Dans le sillage de Brian Madjo, Luc Holtz appelle ou rappelle des grands costauds, lui qui disait manquer de perspectives offensives.
Vendredi, la sélection de Gerson Rodrigues a fait grincer quelques dents dans la société civile, qui s’émeut qu’un homme condamné soit appelé à servir sous les drapeaux. L’éthique, visiblement, a vocation à attendre pour le sélectionneur, tout occupé qu’il est à redéfinir le visage de ses Rout Léiwen. C’est que l’émergence soudaine de Brian Madjo en début d’année, rebat les cartes. Totalement et surtout avec ce retour sans cesse repoussé d’Yvandro Borges désormais occupé à se réathlétiser dans l’espoir de vivre une reprise sans pépin physique avec Mönchengladbach.
Il fut un temps pas si lointain où le Luxembourg se définissait comme une sélection de joueurs de couloir, de manieurs de ballon fuyant les duels façon grande Espagne des années 2010, parfois même sans réel attaquant de pointe. L’homme de gabarit, au pays, n’existait tout simplement pas et surtout, le fait que le jeu soit placé dans les pieds de Danel Sinani, de Vincent Thill, de l’émergent Yvandro Borges ou… de Gerson Rodrigues, un ancien homme de couloir, «invisibilisait» les garçons qui sortaient de ces standards physiques. Un vrai 9 solide, cela n’existait plus. Tout simplement parce que ceux-ci n’avaient pas non plus le niveau pour exister à l’international.
«Elle est longue, la phase de digestion»
Sur ce, Holtz a «centralisé» Gerson. Avec un immense succès. Mais l’arrivée de Madjo dans le «game» semble sonner une nouvelle ère. Celle du «target man» costaud, puissant au duel, point d’ancrage, capable de prendre la profondeur pourtant. La preuve que cela va (re)devenir le nouveau standard du Grand-Duché? La liste des 29 du sélectionneur. Les offensifs de couloir y sont réduits à la portion congrue. Les armoires à glace y reviennent en force. Videira, qu’on n’attendait plus. Omosanya, souvent moqué pour ses lacunes techniques mais un affamé qui s’accroche et qui semble parti pour grimper en gamme dans le championnat de France. Leur présence dit quelque chose. Parce que l’axe est déjà embouteillé. Gerson a beau avoir été condamné et manquer de temps de jeu en club, il est toujours là. Curci, qui a gagné ses galons d’affoleur de défense comme deuxième attaquant aussi. Le besoin en Videira et en Omosanya ne s’expliquerait pas autrement que par la nécessité d’avoir des profils qui puissent permettre de travailler un système qui s’écrira avec Madjo en point de référence. Cela fait trop de signes pour ne pas voir l’évidence : le dress code à l’entrée de l’hôtel Lewek, à Lipperscheid, n’est plus vraiment le même.

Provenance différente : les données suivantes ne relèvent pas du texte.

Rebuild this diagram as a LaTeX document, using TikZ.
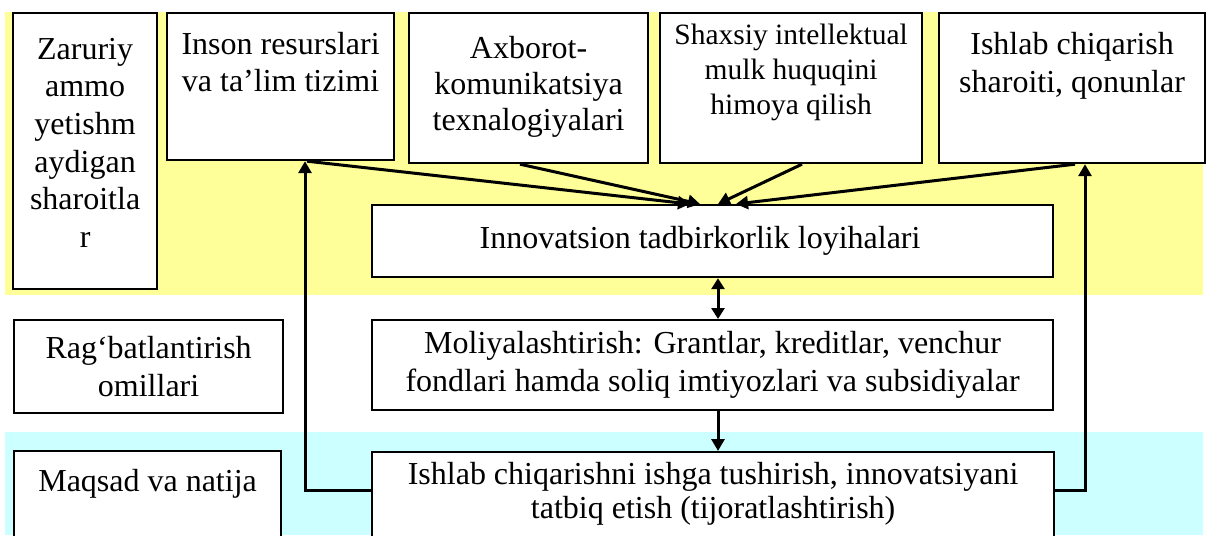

L’affaire pourrait plaire énormément à Danel Sinani, qui a été brillant en pointe haute d’un losange conte la Suède (1-0). Mais notre chroniqueur, Sébastien Grandjean, prévient déjà que ce plan pourrait prendre du temps et occasionner des désagréments : «Madjo n’est pas encore prêt pour être titulaire à un tel niveau. Sinon, cela va repartir comme avec Vincent Thill ou Yvandro Borges. On se dit « wouah« les premiers matches, c’est la phase de l’éclosion. Puis il y a la phase de la digestion, de la stagnation. Et elle est bien plus longue. On ne doit pas faire tourner une équipe autour de Madjo. Ou plutôt on ne devrait pas. Et les autres profils dans cette liste disent pourtant que c’est ce qu’on va construire, s’appuyer sur des costauds en pointe. Mais ces profils sont moins bons que Madjo».
La phase qui s’annonce sera donc fascinante et dangereuse à la fois. Elle se fera avec, potentiellement, l’émergence dans l’entrejeu de nouvelles pépites (mais sans Marvin Martins, blessé aux côtes). On attend l’émergence de De Pina (Dortmund), déjà appelé sans jouer en mars, mais aussi de Diego Duarte (FC Metz). Oui, excitant, ce mois de juin. Et charpenté.